News Release: Commerce grants $485,000 for environmental reviews of eastern Washington manufacturing projects

Pend Oreille County, Spokane County, Spokane Valley and Walla Walla awarded funds for environmental analysis to support economic development at proposed manufacturing sites.

Olympia, Wash. – The Washington State Department of Commerce today announced $485,000 in advanced planning grants to aid four proposed manufacturing projects in eastern Washington. The grants will help Pend Oreille County, Spokane County, the city of Spokane Valley and Walla Walla County move forward with environmental analysis and permitting activities associated with development in four key economic sectors: clean technology, aerospace, forest products or agriculture and food manufacturing, and heavy manufacturing.

  • Pend Oreille County $250,000 grant matched by $100,000 in county funds for activities including public outreach, environmental permit coordination, wetlands and transportation studies, cultural resource and timber lands assessments, engineering, planning, environmental baseline studies and project management. The proposed development is a $300-million facility for producing silicon from sand on the Ponderay Newsprint Company mill site. At completion -full operation – about 170 permanent full-time jobs are forecast.
  • City of Spokane Valley$114,200 grant matched by a $55,000 city investment for activities to streamline environmental permitting in the city’s northeast industrial area. A 40-acre site within an 840-acre area is proposed for a heavy manufacturing facility that includes approximately 110,000 square feet of production space, 115,000 square feet of storage, a new rail spur, parking to accommodate business operations and about 150 employees.
  • Walla Walla County $100,000 grant matched by $20,000 county investment to prepare a wastewater feasibility study for the Wallula Gap Business Park at the port of Walla Walla. Adjacent to Highway 12 and a dual access rail spur, the site already has completed archeological, geotechnical and biological reports. The study will address costs of engineering, needed right-of-way acquisition, infrastructure layout, wastewater disposal alternatives, and prioritization of improvements and planning.
  • Spokane County$20,800 grant matched by $48,200 in local funds to complete Federal Aviation Administration (FAA) approval process to release 40 acres of non-aeronautical airport land near Spokane international Airport for a $90.5 million capital investment project. The land will be sold to an aerospace manufacturing and distribution company, with an estimated impact to the community of 300 jobs.
  • “Washington state is blessed with a diverse economy and resources to attract and sustain businesses and good jobs. However, opportunities for growth look very different from the coast to urban Puget Sound to the Palouse and beyond,” said Commerce Director Brian Bonlender. “These strategic investments strengthen communities in eastern Washington. Strong public-private collaboration is streamlining regulatory processes and providing businesses and local governments with the tools they need to make decisions and move forward.”

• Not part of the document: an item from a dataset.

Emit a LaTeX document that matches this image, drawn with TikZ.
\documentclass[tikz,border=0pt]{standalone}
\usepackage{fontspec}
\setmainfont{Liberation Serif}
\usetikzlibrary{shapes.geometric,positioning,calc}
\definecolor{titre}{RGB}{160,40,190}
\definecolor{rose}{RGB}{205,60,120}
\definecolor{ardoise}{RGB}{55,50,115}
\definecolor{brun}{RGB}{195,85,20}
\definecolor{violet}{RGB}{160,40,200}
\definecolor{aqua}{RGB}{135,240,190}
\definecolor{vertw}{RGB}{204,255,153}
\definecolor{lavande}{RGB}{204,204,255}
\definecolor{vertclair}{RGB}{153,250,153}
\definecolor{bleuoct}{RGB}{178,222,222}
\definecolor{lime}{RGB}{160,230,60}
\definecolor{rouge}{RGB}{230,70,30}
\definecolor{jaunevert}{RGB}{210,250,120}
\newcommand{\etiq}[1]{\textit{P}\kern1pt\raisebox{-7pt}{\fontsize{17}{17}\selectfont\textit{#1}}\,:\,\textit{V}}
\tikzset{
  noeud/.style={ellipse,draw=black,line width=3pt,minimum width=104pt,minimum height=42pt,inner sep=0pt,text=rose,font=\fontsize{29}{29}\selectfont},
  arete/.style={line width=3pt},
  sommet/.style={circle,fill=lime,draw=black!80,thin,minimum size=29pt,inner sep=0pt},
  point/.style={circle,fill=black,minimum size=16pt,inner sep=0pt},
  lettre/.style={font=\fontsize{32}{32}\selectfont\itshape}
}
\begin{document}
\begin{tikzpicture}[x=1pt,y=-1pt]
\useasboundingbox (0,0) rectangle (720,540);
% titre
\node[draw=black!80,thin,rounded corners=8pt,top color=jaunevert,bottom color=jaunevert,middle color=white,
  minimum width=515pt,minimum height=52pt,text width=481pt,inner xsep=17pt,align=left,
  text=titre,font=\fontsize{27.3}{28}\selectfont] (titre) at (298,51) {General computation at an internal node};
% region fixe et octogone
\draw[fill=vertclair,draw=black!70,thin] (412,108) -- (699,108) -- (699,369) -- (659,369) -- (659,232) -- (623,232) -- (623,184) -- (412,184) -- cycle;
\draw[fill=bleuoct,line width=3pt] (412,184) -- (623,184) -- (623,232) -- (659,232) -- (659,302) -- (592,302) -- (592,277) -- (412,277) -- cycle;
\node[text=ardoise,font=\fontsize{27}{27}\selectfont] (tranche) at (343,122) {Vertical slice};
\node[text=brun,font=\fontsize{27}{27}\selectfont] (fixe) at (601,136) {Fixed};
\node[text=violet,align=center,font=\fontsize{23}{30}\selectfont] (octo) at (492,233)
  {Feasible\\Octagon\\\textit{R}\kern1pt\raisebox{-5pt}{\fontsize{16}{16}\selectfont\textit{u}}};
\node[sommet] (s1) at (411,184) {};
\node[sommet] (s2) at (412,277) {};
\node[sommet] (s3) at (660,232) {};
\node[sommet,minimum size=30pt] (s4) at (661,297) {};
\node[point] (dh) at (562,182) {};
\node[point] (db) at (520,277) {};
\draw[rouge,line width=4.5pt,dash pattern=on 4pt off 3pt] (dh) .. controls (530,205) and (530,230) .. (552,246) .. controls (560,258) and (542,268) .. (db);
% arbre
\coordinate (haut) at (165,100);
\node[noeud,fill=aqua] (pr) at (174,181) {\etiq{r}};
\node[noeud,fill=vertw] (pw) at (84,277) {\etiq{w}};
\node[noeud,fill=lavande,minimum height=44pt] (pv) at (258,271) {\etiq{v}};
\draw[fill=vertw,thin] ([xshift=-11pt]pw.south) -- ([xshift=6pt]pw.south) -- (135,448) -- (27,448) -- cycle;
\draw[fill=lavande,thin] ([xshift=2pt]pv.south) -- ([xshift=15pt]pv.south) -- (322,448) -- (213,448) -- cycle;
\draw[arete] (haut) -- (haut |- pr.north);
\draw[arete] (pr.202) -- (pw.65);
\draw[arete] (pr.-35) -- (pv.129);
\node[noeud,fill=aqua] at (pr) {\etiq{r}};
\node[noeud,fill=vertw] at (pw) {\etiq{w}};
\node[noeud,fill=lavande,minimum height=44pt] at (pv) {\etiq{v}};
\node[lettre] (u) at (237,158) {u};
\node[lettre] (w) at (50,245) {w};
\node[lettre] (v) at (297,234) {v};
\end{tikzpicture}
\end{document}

    “These funds are critical to support our commitment to timely and meaningful public involvement in this opportunity to secure important new investment and jobs for our community,” said Commissioner Mike Manus, chair of the Pend Oreille County Board of Commissioners. “In particular, we look forward to reaching out to the Kalispel Tribe to develop an action plan that will ensure all of our questions about potential impacts on the environment are answered.”

    A competitive selection process yielded the four grant recipients from a pool of nine applications asking for a total of almost $1 million. The 2016 Legislature gave Commerce’s Growth Management Services program authority to award up to $500,000 to assist cities and counties east of the Cascade Mountains to advance environmental analysis and permitting activities in and around current and large future manufacturing sites and other key economic growth centers.

    Criteria used in evaluating applications included size, readiness to proceed, local funds leverage, jobs retained or created, projects of statewide significance, use of vacant or underutilized industrial sites, support from local economic development organizations and consistency with regional economic development strategies.

    Proposals that did not win funding are in the cities of Spokane, Othello, Grandview and Union Gap.